◆ **Task details**: Repeat every line of the data exactly, but not the pictures.

◆ **Entries supplied**:
^^^^^^^^^^^^^^^^

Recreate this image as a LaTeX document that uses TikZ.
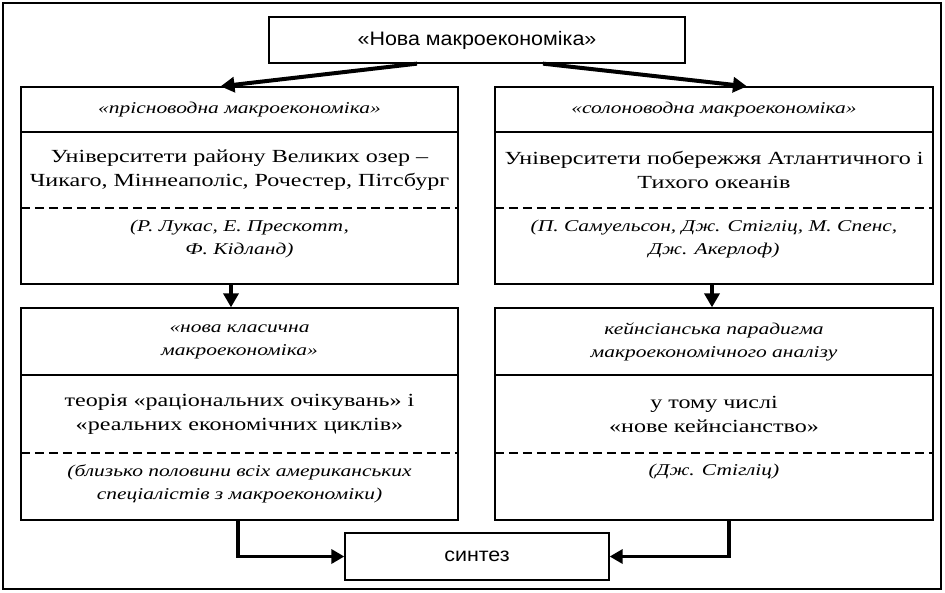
\documentclass[tikz,border=0pt]{standalone}
\usepackage{fontspec}
\setmainfont[FakeStretch=1.3]{Liberation Serif}
\newfontfamily\sansf[FakeStretch=1.1]{Liberation Sans}
\usetikzlibrary{arrows.meta}
\tikzset{
  frame/.style={draw, line width=1.3pt, inner sep=0pt, align=center},
  txt/.style={inner sep=0pt, align=center},
  bodytxt/.style={txt, font=\fontsize{18.5}{24}\selectfont},
  nametxt/.style={txt, font=\fontsize{16.5}{23}\selectfont\itshape},
  titletxt/.style={txt, font=\fontsize{16.5}{23}\selectfont\itshape},
  sanstxt/.style={font=\sansf\fontsize{19.5}{23}\selectfont},
  dashline/.style={line width=2.4pt, dash pattern=on 9pt off 5pt},
  bigarrow/.style={line width=4pt, -{Triangle[width=15pt,length=14pt]}},
  smallarrow/.style={line width=4pt, -{Triangle[width=15pt,length=14pt]}},
  joinarrow/.style={line width=3.5pt, -{Triangle[width=14pt,length=13pt]}},
}
\begin{document}
\begin{tikzpicture}[x=1pt,y=-1pt]
\useasboundingbox (0,0) rectangle (945,592);
\node[draw, line width=1.3pt, minimum width=938pt, minimum height=586pt, inner sep=0pt] (frm) at (472,296) {};

% top box
\node[frame, sanstxt, minimum width=416pt, minimum height=46pt] (top) at (477,40) {«Нова макроекономіка»};

% left upper column
\node[frame, minimum width=437pt, minimum height=197pt] (L1) at (239.5,185.5) {};
\node[frame, titletxt, minimum width=437pt, minimum height=45pt] (L1t) at (239.5,109.5) {«прісноводна макроекономіка»};
\node[bodytxt, minimum width=437pt, minimum height=76pt] (L1b) at (239.5,170) {Університети району Великих озер –\\Чикаго, Міннеаполіс, Рочестер, Пітсбург};
\node[nametxt] (L1n) at (239.5,239) {(Р. Лукас, Е. Прескотт,\\Ф. Кідланд)};
\draw[dashline] (L1b.south west) -- (L1b.south east);

% right upper column
\node[frame, minimum width=438pt, minimum height=197pt] (R1) at (714,185.5) {};
\node[frame, titletxt, minimum width=438pt, minimum height=45pt] (R1t) at (714,109.5) {«солоноводна макроекономіка»};
\node[bodytxt, minimum width=438pt, minimum height=76pt] (R1b) at (714,170) {Університети побережжя Атлантичного і\\Тихого океанів};
\node[nametxt] (R1n) at (714,239) {(П. Самуельсон, Дж. Стігліц, М. Спенс,\\Дж. Акерлоф)};
\draw[dashline] (R1b.south west) -- (R1b.south east);

% left lower column
\node[frame, minimum width=437pt, minimum height=212pt] (L2) at (239.5,414) {};
\node[frame, titletxt, minimum width=437pt, minimum height=67pt] (L2t) at (239.5,341.5) {«нова класична\\макроекономіка»};
\node[bodytxt, minimum width=437pt, minimum height=78pt] (L2b) at (239.5,414) {теорія «раціональних очікувань» і\\«реальних економічних циклів»};
\node[nametxt] (L2n) at (239.5,484) {(близько половини всіх американських\\спеціалістів з макроекономіки)};
\draw[dashline] (L2b.south west) -- (L2b.south east);

% right lower column
\node[frame, minimum width=438pt, minimum height=212pt] (R2) at (714,414) {};
\node[frame, titletxt, minimum width=438pt, minimum height=67pt] (R2t) at (714,341.5) {кейнсіанська парадигма\\макроекономічного аналізу};
\node[bodytxt, minimum width=438pt, minimum height=78pt] (R2b) at (714,414) {у тому числі\\«нове кейнсіанство»};
\node[nametxt] (R2n) at (714,472) {(Дж. Стігліц)};
\draw[dashline] (R2b.south west) -- (R2b.south east);

% synthesis
\node[frame, sanstxt, minimum width=264pt, minimum height=47pt] (S) at (477,556.5) {синтез};

% connectors
\draw[bigarrow] ([xshift=-60pt]top.south) -- ([xshift=-19pt]L1.north);
\draw[bigarrow] ([xshift=66pt]top.south) -- ([xshift=33pt]R1.north);
\draw[smallarrow] ([xshift=-8.5pt]L1.south) -- ([xshift=-8.5pt]L2.north);
\draw[smallarrow] ([xshift=-2pt]R1.south) -- ([xshift=-2pt]R2.north);
\draw[joinarrow] ([xshift=-1.5pt]L2.south) |- (S.west);
\draw[joinarrow] ([xshift=15pt]R2.south) |- (S.east);
\end{tikzpicture}
\end{document}
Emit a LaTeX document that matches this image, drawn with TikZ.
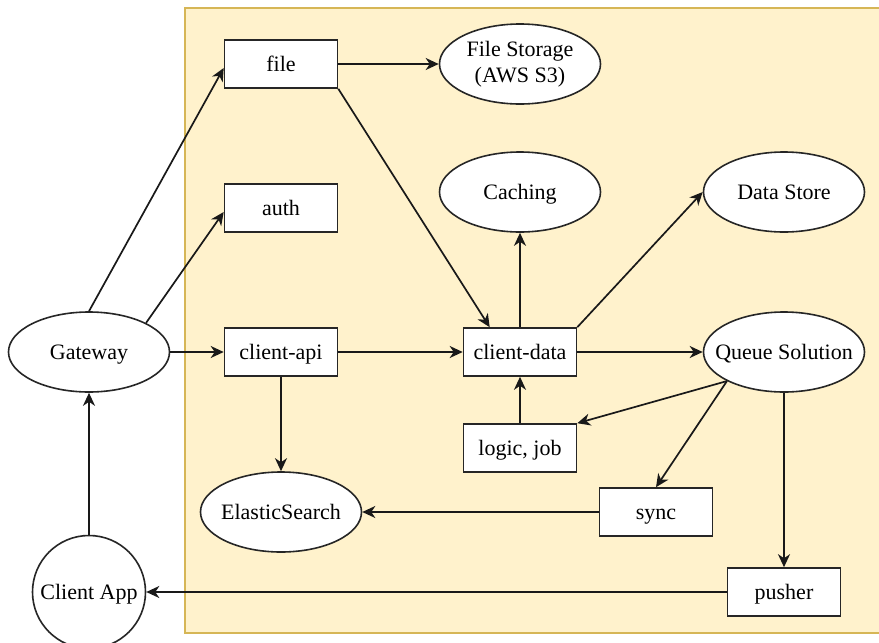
\documentclass[tikz,border=0pt]{standalone}
\usepackage{fontspec}
\setmainfont{Liberation Serif}
\usetikzlibrary{shapes.geometric,arrows.meta,calc}
\newcommand{\zw}[1]{\makebox[0pt]{#1}}
\definecolor{bgfill}{HTML}{FFF2CC}
\definecolor{bgline}{HTML}{D6B656}
\begin{document}
\begin{tikzpicture}[x=1pt,y=-1pt,
  font=\fontsize{22}{25.5}\selectfont,
  boxnode/.style={draw=black!85, line width=1.6pt, fill=white, rectangle, minimum width=113pt, minimum height=48pt, inner sep=0pt, text height=14pt, text depth=0pt},
  ellnode/.style={draw=black!85, line width=1.6pt, fill=white, ellipse, minimum width=161pt, minimum height=80pt, inner sep=0pt, align=center},
  onel/.style={text height=14pt, text depth=0pt},
  circnode/.style={draw=black!85, line width=1.6pt, fill=white, circle, minimum size=113pt, inner sep=0pt, text height=14pt, text depth=0pt},
  arr/.style={-{Stealth[length=13pt,width=12pt,inset=4pt]}, line width=1.7pt, draw=black!90}
]
\clip (0,0) rectangle (879,643);
\fill[white] (0,0) rectangle (879,643);
\node[draw=bgline, fill=bgfill, line width=1.5pt, rectangle, minimum width=700pt, minimum height=625pt, anchor=north west, inner sep=0pt] (bg) at (184,7) {};

\node[boxnode] (file) at (281,64) {file};
\node[boxnode] (auth) at (281,208) {auth};
\node[boxnode] (capi) at (281,352) {client-api};
\node[boxnode] (cdata) at (520,352) {client-data};
\node[boxnode] (logic) at (520,448) {logic, job};
\node[boxnode] (sync) at (656,512) {sync};
\node[boxnode] (pusher) at (784,592) {pusher};

\node[ellnode, onel] (gw) at (89,352) {\zw{Gateway}};
\node[ellnode, onel] (es) at (281,512) {\zw{ElasticSearch}};
\node[ellnode] (fs) at (520,64) {\zw{File Storage}\\\zw{(AWS S3)}};
\node[ellnode, onel] (cach) at (520,192) {\zw{Caching}};
\node[ellnode, onel] (ds) at (784,192) {\zw{Data Store}};
\node[ellnode, onel] (qs) at (784,352) {\zw{Queue Solution}};
\node[circnode] (capp) at (89,592) {\zw{Client App}};

\draw[arr] (gw.north) -- ($(file.west)+(0,4)$);
\draw[arr] (gw.27) -- ($(auth.west)+(0,4)$);
\draw[arr] (gw.east) -- (capi.west);
\draw[arr] (capp.north) -- (gw.south);
\draw[arr] (file.east) -- (fs.west);
\draw[arr] (file.south east) -- ($(cdata.north west)+(27,0)$);
\draw[arr] (cdata.north) -- (cach.south);
\draw[arr] (cdata.north east) -- (ds.west);
\draw[arr] (capi.east) -- (cdata.west);
\draw[arr] (capi.south) -- (es.north);
\draw[arr] (cdata.east) -- (qs.west);
\draw[arr] (logic.north) -- (cdata.south);
\draw[arr] (qs.207) -- (logic.north east);
\draw[arr] (qs.207) -- (sync.north);
\draw[arr] (qs.south) -- (pusher.north);
\draw[arr] (sync.west) -- (es.east);
\draw[arr] (pusher.west) -- (capp.east);
\end{tikzpicture}
\end{document}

^^^^^^^^^^^^^^^^

◆ **Reply**:
Recreate this image as a LaTeX document that uses TikZ.
\documentclass[tikz,border=0pt]{standalone}
\usepackage{fontspec}
\setmainfont[FakeStretch=1.3]{Liberation Serif}
\newfontfamily\sansf[FakeStretch=1.1]{Liberation Sans}
\usetikzlibrary{arrows.meta}
\tikzset{
  frame/.style={draw, line width=1.3pt, inner sep=0pt, align=center},
  txt/.style={inner sep=0pt, align=center},
  bodytxt/.style={txt, font=\fontsize{18.5}{24}\selectfont},
  nametxt/.style={txt, font=\fontsize{16.5}{23}\selectfont\itshape},
  titletxt/.style={txt, font=\fontsize{16.5}{23}\selectfont\itshape},
  sanstxt/.style={font=\sansf\fontsize{19.5}{23}\selectfont},
  dashline/.style={line width=2.4pt, dash pattern=on 9pt off 5pt},
  bigarrow/.style={line width=4pt, -{Triangle[width=15pt,length=14pt]}},
  smallarrow/.style={line width=4pt, -{Triangle[width=15pt,length=14pt]}},
  joinarrow/.style={line width=3.5pt, -{Triangle[width=14pt,length=13pt]}},
}
\begin{document}
\begin{tikzpicture}[x=1pt,y=-1pt]
\useasboundingbox (0,0) rectangle (945,592);
\node[draw, line width=1.3pt, minimum width=938pt, minimum height=586pt, inner sep=0pt] (frm) at (472,296) {};

% top box
\node[frame, sanstxt, minimum width=416pt, minimum height=46pt] (top) at (477,40) {«Нова макроекономіка»};

% left upper column
\node[frame, minimum width=437pt, minimum height=197pt] (L1) at (239.5,185.5) {};
\node[frame, titletxt, minimum width=437pt, minimum height=45pt] (L1t) at (239.5,109.5) {«прісноводна макроекономіка»};
\node[bodytxt, minimum width=437pt, minimum height=76pt] (L1b) at (239.5,170) {Університети району Великих озер –\\Чикаго, Міннеаполіс, Рочестер, Пітсбург};
\node[nametxt] (L1n) at (239.5,239) {(Р. Лукас, Е. Прескотт,\\Ф. Кідланд)};
\draw[dashline] (L1b.south west) -- (L1b.south east);

% right upper column
\node[frame, minimum width=438pt, minimum height=197pt] (R1) at (714,185.5) {};
\node[frame, titletxt, minimum width=438pt, minimum height=45pt] (R1t) at (714,109.5) {«солоноводна макроекономіка»};
\node[bodytxt, minimum width=438pt, minimum height=76pt] (R1b) at (714,170) {Університети побережжя Атлантичного і\\Тихого океанів};
\node[nametxt] (R1n) at (714,239) {(П. Самуельсон, Дж. Стігліц, М. Спенс,\\Дж. Акерлоф)};
\draw[dashline] (R1b.south west) -- (R1b.south east);

% left lower column
\node[frame, minimum width=437pt, minimum height=212pt] (L2) at (239.5,414) {};
\node[frame, titletxt, minimum width=437pt, minimum height=67pt] (L2t) at (239.5,341.5) {«нова класична\\макроекономіка»};
\node[bodytxt, minimum width=437pt, minimum height=78pt] (L2b) at (239.5,414) {теорія «раціональних очікувань» і\\«реальних економічних циклів»};
\node[nametxt] (L2n) at (239.5,484) {(близько половини всіх американських\\спеціалістів з макроекономіки)};
\draw[dashline] (L2b.south west) -- (L2b.south east);

% right lower column
\node[frame, minimum width=438pt, minimum height=212pt] (R2) at (714,414) {};
\node[frame, titletxt, minimum width=438pt, minimum height=67pt] (R2t) at (714,341.5) {кейнсіанська парадигма\\макроекономічного аналізу};
\node[bodytxt, minimum width=438pt, minimum height=78pt] (R2b) at (714,414) {у тому числі\\«нове кейнсіанство»};
\node[nametxt] (R2n) at (714,472) {(Дж. Стігліц)};
\draw[dashline] (R2b.south west) -- (R2b.south east);

% synthesis
\node[frame, sanstxt, minimum width=264pt, minimum height=47pt] (S) at (477,556.5) {синтез};

% connectors
\draw[bigarrow] ([xshift=-60pt]top.south) -- ([xshift=-19pt]L1.north);
\draw[bigarrow] ([xshift=66pt]top.south) -- ([xshift=33pt]R1.north);
\draw[smallarrow] ([xshift=-8.5pt]L1.south) -- ([xshift=-8.5pt]L2.north);
\draw[smallarrow] ([xshift=-2pt]R1.south) -- ([xshift=-2pt]R2.north);
\draw[joinarrow] ([xshift=-1.5pt]L2.south) |- (S.west);
\draw[joinarrow] ([xshift=15pt]R2.south) |- (S.east);
\end{tikzpicture}
\end{document}
Emit a LaTeX document that matches this image, drawn with TikZ.
\documentclass[tikz,border=0pt]{standalone}
\usepackage{fontspec}
\setmainfont{Liberation Serif}
\usetikzlibrary{shapes.geometric,arrows.meta,calc}
\newcommand{\zw}[1]{\makebox[0pt]{#1}}
\definecolor{bgfill}{HTML}{FFF2CC}
\definecolor{bgline}{HTML}{D6B656}
\begin{document}
\begin{tikzpicture}[x=1pt,y=-1pt,
  font=\fontsize{22}{25.5}\selectfont,
  boxnode/.style={draw=black!85, line width=1.6pt, fill=white, rectangle, minimum width=113pt, minimum height=48pt, inner sep=0pt, text height=14pt, text depth=0pt},
  ellnode/.style={draw=black!85, line width=1.6pt, fill=white, ellipse, minimum width=161pt, minimum height=80pt, inner sep=0pt, align=center},
  onel/.style={text height=14pt, text depth=0pt},
  circnode/.style={draw=black!85, line width=1.6pt, fill=white, circle, minimum size=113pt, inner sep=0pt, text height=14pt, text depth=0pt},
  arr/.style={-{Stealth[length=13pt,width=12pt,inset=4pt]}, line width=1.7pt, draw=black!90}
]
\clip (0,0) rectangle (879,643);
\fill[white] (0,0) rectangle (879,643);
\node[draw=bgline, fill=bgfill, line width=1.5pt, rectangle, minimum width=700pt, minimum height=625pt, anchor=north west, inner sep=0pt] (bg) at (184,7) {};

\node[boxnode] (file) at (281,64) {file};
\node[boxnode] (auth) at (281,208) {auth};
\node[boxnode] (capi) at (281,352) {client-api};
\node[boxnode] (cdata) at (520,352) {client-data};
\node[boxnode] (logic) at (520,448) {logic, job};
\node[boxnode] (sync) at (656,512) {sync};
\node[boxnode] (pusher) at (784,592) {pusher};

\node[ellnode, onel] (gw) at (89,352) {\zw{Gateway}};
\node[ellnode, onel] (es) at (281,512) {\zw{ElasticSearch}};
\node[ellnode] (fs) at (520,64) {\zw{File Storage}\\\zw{(AWS S3)}};
\node[ellnode, onel] (cach) at (520,192) {\zw{Caching}};
\node[ellnode, onel] (ds) at (784,192) {\zw{Data Store}};
\node[ellnode, onel] (qs) at (784,352) {\zw{Queue Solution}};
\node[circnode] (capp) at (89,592) {\zw{Client App}};

\draw[arr] (gw.north) -- ($(file.west)+(0,4)$);
\draw[arr] (gw.27) -- ($(auth.west)+(0,4)$);
\draw[arr] (gw.east) -- (capi.west);
\draw[arr] (capp.north) -- (gw.south);
\draw[arr] (file.east) -- (fs.west);
\draw[arr] (file.south east) -- ($(cdata.north west)+(27,0)$);
\draw[arr] (cdata.north) -- (cach.south);
\draw[arr] (cdata.north east) -- (ds.west);
\draw[arr] (capi.east) -- (cdata.west);
\draw[arr] (capi.south) -- (es.north);
\draw[arr] (cdata.east) -- (qs.west);
\draw[arr] (logic.north) -- (cdata.south);
\draw[arr] (qs.207) -- (logic.north east);
\draw[arr] (qs.207) -- (sync.north);
\draw[arr] (qs.south) -- (pusher.north);
\draw[arr] (sync.west) -- (es.east);
\draw[arr] (pusher.west) -- (capp.east);
\end{tikzpicture}
\end{document}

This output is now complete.